GIVEN INFORMATION:
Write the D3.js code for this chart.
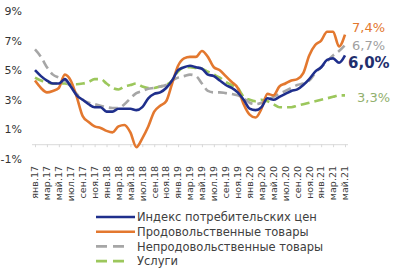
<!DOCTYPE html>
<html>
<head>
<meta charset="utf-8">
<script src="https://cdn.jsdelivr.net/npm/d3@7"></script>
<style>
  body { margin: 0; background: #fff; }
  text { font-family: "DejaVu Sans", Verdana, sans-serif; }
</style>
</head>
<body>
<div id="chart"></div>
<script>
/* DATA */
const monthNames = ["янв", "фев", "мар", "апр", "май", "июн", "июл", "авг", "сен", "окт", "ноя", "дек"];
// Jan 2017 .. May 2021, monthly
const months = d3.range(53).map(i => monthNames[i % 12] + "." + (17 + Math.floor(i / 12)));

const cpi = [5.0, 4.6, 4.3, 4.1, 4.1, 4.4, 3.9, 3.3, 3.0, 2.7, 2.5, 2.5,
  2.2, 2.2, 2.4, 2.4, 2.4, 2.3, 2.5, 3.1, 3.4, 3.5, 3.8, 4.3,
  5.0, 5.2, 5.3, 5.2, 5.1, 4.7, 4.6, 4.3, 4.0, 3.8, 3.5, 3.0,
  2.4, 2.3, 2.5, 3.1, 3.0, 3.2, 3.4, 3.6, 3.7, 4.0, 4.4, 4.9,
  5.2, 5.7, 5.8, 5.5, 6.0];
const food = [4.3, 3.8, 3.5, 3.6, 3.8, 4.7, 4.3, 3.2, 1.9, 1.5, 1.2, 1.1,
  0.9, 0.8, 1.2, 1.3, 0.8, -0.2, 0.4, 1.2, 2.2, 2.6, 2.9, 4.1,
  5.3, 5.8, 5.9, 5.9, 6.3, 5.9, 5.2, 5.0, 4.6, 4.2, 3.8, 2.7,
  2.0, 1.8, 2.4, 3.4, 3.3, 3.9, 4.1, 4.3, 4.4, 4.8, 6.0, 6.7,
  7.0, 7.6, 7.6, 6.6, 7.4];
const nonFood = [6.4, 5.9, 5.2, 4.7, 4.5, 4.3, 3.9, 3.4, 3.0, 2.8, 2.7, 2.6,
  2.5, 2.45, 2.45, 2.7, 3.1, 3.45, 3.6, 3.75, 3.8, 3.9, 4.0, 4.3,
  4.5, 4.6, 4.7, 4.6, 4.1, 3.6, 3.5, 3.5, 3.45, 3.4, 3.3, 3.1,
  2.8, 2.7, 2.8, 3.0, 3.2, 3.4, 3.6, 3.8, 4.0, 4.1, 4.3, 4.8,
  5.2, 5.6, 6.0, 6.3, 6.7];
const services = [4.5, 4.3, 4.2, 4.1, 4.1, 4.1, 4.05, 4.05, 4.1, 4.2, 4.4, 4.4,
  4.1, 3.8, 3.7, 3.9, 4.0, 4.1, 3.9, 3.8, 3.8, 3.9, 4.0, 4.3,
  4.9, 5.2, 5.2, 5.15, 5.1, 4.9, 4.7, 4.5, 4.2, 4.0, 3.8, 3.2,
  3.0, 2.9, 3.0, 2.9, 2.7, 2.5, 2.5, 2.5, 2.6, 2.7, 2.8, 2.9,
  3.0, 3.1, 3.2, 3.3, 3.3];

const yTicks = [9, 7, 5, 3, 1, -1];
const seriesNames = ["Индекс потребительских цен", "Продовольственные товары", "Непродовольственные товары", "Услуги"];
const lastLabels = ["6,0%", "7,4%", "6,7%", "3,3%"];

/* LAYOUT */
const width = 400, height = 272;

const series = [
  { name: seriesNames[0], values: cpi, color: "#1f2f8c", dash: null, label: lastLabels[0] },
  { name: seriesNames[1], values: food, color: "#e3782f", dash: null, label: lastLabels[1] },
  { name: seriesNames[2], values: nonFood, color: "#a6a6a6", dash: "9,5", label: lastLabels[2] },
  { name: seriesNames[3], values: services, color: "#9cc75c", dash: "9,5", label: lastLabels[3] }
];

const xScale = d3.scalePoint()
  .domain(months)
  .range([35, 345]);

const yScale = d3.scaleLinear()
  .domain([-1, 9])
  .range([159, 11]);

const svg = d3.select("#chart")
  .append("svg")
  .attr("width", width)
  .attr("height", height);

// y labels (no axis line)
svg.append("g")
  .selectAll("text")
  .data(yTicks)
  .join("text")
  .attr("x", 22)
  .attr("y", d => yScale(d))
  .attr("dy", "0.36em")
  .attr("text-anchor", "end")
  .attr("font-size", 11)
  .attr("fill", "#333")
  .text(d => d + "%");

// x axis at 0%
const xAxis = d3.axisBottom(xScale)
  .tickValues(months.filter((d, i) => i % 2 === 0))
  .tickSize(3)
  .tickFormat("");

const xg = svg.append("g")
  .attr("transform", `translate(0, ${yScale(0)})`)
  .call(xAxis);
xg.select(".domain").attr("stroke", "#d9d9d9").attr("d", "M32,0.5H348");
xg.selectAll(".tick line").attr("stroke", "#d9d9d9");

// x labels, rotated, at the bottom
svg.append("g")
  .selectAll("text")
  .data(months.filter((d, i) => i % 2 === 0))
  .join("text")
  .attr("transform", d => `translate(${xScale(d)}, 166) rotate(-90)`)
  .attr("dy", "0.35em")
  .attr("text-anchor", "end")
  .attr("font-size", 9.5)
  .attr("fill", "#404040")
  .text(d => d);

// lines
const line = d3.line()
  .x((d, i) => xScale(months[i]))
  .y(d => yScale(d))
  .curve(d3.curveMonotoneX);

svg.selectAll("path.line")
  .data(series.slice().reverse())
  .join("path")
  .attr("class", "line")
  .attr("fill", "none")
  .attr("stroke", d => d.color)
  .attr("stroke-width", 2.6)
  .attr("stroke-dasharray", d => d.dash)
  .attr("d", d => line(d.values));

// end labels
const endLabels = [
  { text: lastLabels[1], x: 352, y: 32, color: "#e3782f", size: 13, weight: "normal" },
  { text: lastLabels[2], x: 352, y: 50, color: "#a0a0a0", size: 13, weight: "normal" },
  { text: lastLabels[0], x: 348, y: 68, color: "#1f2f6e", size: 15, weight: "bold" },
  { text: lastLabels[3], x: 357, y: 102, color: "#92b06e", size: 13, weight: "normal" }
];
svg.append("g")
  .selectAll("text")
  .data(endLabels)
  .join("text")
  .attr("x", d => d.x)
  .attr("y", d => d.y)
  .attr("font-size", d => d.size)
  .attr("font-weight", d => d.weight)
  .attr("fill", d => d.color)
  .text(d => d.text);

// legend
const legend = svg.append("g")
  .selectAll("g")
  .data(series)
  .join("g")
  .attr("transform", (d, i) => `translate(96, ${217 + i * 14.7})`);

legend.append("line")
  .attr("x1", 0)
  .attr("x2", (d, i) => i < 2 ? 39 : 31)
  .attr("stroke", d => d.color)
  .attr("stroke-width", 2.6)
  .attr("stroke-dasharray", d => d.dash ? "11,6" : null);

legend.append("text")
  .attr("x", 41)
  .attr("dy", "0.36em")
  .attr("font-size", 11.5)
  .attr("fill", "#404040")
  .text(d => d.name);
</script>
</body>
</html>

--

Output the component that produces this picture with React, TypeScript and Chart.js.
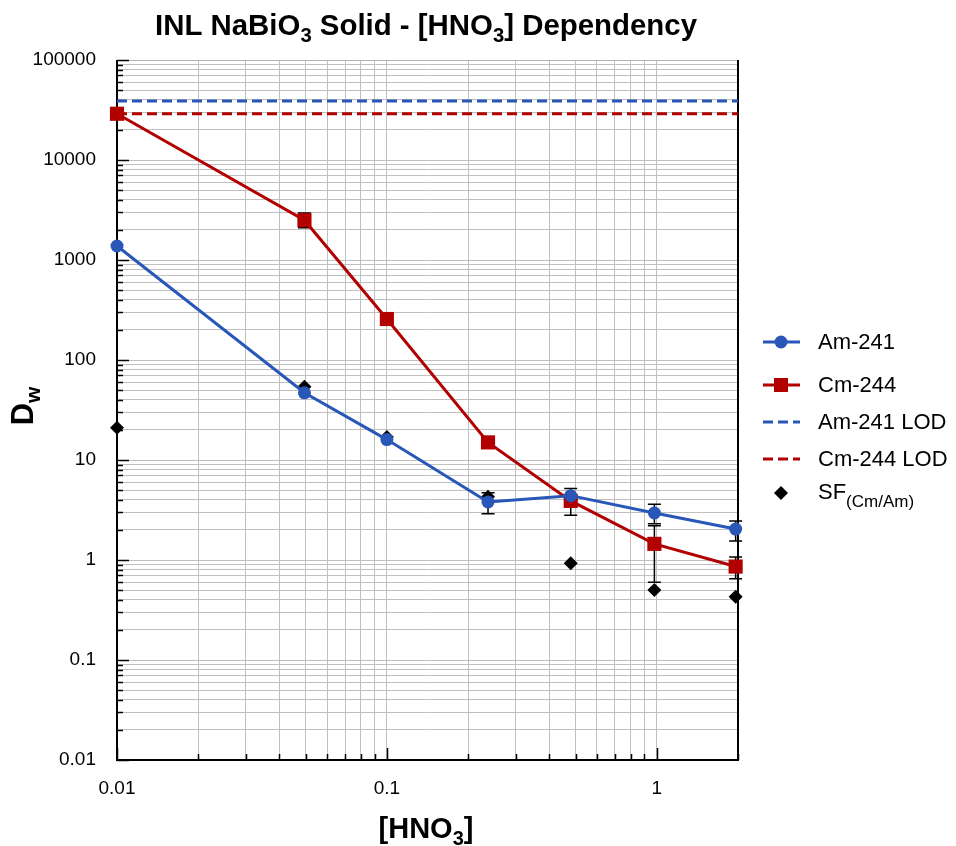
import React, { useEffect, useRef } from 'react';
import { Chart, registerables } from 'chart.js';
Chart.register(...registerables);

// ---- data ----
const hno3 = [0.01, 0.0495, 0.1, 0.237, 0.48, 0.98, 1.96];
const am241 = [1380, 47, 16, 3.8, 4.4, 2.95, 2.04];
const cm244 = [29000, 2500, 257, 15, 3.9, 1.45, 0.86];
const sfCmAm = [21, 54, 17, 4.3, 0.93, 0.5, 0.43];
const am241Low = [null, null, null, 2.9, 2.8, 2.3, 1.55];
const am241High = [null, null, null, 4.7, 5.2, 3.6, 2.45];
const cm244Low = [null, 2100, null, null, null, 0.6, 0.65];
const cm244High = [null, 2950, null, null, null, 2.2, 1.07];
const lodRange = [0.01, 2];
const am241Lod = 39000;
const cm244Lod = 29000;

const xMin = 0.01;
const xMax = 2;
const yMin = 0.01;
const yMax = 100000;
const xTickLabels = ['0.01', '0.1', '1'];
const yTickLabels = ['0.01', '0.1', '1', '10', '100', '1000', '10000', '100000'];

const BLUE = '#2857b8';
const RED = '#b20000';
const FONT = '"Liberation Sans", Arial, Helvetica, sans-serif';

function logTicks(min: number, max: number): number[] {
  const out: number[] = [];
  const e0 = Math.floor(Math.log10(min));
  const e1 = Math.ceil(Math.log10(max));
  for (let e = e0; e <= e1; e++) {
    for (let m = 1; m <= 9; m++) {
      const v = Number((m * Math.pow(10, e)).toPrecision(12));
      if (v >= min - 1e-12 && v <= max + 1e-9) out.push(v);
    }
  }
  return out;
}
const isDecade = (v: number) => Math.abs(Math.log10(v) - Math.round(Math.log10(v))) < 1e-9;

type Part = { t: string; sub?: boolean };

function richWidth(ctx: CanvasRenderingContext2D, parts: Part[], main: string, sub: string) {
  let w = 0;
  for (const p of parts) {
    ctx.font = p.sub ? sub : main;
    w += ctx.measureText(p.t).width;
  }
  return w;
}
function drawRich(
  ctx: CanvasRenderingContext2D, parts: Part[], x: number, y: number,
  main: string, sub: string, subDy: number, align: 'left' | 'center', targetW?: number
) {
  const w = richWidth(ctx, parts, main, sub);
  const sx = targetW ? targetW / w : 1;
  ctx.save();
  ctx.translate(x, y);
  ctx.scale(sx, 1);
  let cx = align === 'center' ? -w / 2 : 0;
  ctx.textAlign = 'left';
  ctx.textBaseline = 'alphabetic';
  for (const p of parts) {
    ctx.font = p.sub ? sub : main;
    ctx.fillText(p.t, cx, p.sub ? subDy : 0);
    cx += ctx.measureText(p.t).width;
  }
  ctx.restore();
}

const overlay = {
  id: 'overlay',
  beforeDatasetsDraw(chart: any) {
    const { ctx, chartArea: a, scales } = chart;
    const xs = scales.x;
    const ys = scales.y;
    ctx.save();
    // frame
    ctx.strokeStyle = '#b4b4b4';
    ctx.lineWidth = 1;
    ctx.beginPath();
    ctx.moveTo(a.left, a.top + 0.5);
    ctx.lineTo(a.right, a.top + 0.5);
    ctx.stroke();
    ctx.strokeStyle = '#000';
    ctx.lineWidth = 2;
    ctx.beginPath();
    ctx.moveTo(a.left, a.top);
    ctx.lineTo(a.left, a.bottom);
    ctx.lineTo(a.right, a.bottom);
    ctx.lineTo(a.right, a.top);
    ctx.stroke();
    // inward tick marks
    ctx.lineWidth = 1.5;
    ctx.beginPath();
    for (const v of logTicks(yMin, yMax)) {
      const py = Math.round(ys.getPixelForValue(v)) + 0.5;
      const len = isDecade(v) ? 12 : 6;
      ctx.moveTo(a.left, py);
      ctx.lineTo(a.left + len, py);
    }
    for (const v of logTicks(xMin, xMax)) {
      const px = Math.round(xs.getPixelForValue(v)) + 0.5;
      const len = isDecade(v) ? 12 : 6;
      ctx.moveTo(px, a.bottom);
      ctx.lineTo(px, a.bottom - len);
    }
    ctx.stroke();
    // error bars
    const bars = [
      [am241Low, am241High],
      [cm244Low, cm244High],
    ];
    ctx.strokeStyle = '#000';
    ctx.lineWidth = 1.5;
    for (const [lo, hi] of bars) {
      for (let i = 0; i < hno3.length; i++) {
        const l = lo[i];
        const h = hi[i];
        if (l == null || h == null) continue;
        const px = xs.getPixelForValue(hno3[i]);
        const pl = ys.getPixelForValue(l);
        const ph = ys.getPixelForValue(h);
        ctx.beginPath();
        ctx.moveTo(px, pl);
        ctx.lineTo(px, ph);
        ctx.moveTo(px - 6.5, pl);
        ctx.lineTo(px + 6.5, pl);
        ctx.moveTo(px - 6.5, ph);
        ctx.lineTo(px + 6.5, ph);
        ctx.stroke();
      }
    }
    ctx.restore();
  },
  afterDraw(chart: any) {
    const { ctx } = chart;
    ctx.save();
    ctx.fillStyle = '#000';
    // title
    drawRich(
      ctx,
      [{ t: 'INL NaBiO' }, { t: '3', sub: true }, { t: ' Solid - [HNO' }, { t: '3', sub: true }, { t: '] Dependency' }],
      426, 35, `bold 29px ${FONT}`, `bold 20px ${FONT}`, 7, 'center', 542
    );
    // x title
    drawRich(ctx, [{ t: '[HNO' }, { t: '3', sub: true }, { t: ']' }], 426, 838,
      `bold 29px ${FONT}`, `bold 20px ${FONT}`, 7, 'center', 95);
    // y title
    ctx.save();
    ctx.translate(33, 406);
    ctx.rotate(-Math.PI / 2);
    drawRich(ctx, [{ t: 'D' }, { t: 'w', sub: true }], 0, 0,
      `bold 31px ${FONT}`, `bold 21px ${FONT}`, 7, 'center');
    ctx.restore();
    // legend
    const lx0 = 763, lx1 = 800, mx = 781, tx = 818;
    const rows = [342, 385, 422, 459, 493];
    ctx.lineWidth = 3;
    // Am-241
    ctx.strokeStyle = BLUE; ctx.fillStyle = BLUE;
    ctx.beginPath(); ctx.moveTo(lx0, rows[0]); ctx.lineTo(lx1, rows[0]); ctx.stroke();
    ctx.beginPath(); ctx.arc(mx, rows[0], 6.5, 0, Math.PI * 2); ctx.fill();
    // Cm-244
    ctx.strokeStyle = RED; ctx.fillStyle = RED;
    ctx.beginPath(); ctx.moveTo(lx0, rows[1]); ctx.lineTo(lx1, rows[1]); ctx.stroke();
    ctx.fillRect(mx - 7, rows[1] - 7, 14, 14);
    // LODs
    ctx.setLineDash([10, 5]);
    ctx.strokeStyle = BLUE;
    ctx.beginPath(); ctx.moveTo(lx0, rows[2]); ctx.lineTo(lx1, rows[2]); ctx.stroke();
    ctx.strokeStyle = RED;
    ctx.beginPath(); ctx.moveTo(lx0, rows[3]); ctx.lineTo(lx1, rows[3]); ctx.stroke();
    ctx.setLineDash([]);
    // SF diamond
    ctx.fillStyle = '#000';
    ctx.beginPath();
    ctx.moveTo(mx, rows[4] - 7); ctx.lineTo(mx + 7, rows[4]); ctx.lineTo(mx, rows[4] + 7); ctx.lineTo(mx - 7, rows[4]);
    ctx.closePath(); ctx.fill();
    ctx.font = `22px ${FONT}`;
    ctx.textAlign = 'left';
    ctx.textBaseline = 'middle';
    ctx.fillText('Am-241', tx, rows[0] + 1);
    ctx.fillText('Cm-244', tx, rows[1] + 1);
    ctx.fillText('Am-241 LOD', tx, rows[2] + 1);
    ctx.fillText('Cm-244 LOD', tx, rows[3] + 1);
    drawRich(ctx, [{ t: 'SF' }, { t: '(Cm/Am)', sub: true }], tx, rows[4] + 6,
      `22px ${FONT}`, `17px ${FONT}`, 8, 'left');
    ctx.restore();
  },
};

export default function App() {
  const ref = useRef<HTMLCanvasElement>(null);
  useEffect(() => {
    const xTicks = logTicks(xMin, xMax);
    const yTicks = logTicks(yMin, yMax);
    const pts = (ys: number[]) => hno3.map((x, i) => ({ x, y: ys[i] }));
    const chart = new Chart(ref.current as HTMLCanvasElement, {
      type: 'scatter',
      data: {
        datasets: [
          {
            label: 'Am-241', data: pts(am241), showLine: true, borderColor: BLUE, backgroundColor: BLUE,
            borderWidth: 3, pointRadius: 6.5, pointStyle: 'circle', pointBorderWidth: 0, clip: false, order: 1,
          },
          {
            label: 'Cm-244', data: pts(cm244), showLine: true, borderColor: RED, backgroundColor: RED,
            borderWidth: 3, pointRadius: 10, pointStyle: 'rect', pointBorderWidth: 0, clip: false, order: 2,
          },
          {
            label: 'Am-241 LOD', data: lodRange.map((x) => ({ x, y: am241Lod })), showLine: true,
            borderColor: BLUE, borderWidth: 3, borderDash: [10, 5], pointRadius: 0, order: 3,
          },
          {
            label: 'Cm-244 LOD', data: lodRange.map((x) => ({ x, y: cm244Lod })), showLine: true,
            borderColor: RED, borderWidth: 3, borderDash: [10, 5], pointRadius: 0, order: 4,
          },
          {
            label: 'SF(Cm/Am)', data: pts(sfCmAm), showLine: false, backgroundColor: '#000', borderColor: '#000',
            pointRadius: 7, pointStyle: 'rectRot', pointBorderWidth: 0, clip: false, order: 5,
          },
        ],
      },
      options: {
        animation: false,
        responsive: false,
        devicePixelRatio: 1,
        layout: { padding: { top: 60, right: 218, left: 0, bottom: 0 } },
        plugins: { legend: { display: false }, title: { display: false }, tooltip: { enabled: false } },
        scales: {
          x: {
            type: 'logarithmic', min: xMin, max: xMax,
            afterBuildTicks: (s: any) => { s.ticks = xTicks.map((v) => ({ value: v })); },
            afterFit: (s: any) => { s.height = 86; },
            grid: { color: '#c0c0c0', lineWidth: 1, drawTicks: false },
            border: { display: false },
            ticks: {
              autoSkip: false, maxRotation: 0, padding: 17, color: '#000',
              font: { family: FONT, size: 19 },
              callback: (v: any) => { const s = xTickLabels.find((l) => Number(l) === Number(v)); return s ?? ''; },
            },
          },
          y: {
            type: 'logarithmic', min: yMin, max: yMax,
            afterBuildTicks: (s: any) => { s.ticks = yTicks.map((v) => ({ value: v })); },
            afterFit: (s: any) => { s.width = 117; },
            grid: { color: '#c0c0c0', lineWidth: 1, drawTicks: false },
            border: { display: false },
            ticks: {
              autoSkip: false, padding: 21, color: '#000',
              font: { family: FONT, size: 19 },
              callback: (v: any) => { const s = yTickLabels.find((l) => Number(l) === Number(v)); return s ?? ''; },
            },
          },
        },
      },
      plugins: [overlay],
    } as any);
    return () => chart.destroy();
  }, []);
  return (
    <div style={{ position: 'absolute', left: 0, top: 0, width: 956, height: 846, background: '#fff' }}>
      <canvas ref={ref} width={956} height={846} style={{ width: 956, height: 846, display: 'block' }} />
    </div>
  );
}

==

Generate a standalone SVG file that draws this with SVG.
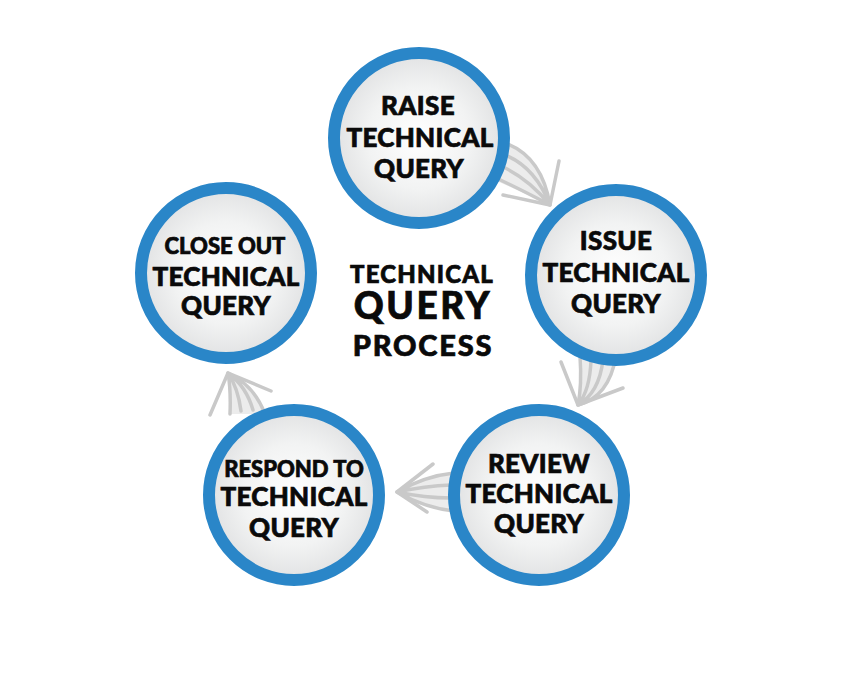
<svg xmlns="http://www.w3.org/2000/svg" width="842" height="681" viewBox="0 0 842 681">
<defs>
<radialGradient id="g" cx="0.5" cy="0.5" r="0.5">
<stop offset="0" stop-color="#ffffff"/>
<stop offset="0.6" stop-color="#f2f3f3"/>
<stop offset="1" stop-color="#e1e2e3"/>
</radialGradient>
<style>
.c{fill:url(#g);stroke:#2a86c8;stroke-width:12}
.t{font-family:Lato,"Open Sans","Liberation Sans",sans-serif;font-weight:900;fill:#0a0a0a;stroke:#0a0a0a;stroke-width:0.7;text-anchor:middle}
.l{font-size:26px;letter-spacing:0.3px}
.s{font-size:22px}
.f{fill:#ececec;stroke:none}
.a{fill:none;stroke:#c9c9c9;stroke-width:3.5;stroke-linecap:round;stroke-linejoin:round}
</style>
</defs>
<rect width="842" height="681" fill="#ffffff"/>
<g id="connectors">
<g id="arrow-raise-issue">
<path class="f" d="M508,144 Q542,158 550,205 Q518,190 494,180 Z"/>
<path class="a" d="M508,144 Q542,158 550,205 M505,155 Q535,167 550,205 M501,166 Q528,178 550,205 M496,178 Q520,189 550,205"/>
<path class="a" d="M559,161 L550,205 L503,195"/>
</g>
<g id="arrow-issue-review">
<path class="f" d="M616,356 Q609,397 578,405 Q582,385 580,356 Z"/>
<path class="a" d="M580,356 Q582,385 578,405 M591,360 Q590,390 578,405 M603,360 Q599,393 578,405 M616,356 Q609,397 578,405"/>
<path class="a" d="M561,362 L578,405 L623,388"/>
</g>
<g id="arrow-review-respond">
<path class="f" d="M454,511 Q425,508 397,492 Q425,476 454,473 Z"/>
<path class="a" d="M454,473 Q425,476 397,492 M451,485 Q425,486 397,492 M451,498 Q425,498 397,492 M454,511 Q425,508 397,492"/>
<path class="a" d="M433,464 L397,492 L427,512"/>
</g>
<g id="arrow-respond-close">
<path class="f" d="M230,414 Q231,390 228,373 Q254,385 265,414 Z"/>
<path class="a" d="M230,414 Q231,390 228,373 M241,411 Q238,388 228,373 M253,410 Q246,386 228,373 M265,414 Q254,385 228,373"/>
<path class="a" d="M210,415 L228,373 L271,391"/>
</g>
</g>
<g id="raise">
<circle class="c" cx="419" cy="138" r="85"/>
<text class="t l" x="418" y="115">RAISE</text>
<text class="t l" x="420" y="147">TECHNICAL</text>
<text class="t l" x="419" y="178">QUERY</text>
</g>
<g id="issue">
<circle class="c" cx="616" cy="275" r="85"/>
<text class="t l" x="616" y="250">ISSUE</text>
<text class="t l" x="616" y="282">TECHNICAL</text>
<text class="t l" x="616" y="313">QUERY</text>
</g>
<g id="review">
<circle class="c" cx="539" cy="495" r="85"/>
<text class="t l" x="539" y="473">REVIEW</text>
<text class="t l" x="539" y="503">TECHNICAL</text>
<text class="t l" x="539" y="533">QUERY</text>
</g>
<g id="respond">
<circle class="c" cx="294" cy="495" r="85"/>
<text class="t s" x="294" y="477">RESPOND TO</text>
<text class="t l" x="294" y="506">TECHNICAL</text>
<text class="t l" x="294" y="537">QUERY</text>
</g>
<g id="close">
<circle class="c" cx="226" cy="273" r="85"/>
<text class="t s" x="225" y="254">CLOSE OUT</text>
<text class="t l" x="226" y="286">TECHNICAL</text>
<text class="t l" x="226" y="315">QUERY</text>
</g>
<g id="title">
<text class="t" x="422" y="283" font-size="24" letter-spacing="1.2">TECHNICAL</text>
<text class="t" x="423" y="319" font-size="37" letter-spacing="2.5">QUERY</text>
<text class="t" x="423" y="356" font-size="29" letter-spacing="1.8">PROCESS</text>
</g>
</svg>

PROBLEM TO SOLVE: Up in the listing, locate the line with "Write the D3.js code for this chart."; print it and every line after it down to the line with "const months = d3.range(53).map(i", which is included too. Skip the pictures.

ANSWER TO THE PROBLEM:
Write the D3.js code for this chart.
<!DOCTYPE html>
<html>
<head>
<meta charset="utf-8">
<script src="https://cdn.jsdelivr.net/npm/d3@7"></script>
<style>
  body { margin: 0; background: #fff; }
  text { font-family: "DejaVu Sans", Verdana, sans-serif; }
</style>
</head>
<body>
<div id="chart"></div>
<script>
/* DATA */
const monthNames = ["янв", "фев", "мар", "апр", "май", "июн", "июл", "авг", "сен", "окт", "ноя", "дек"];
// Jan 2017 .. May 2021, monthly
const months = d3.range(53).map(i => monthNames[i % 12] + "." + (17 + Math.floor(i / 12)));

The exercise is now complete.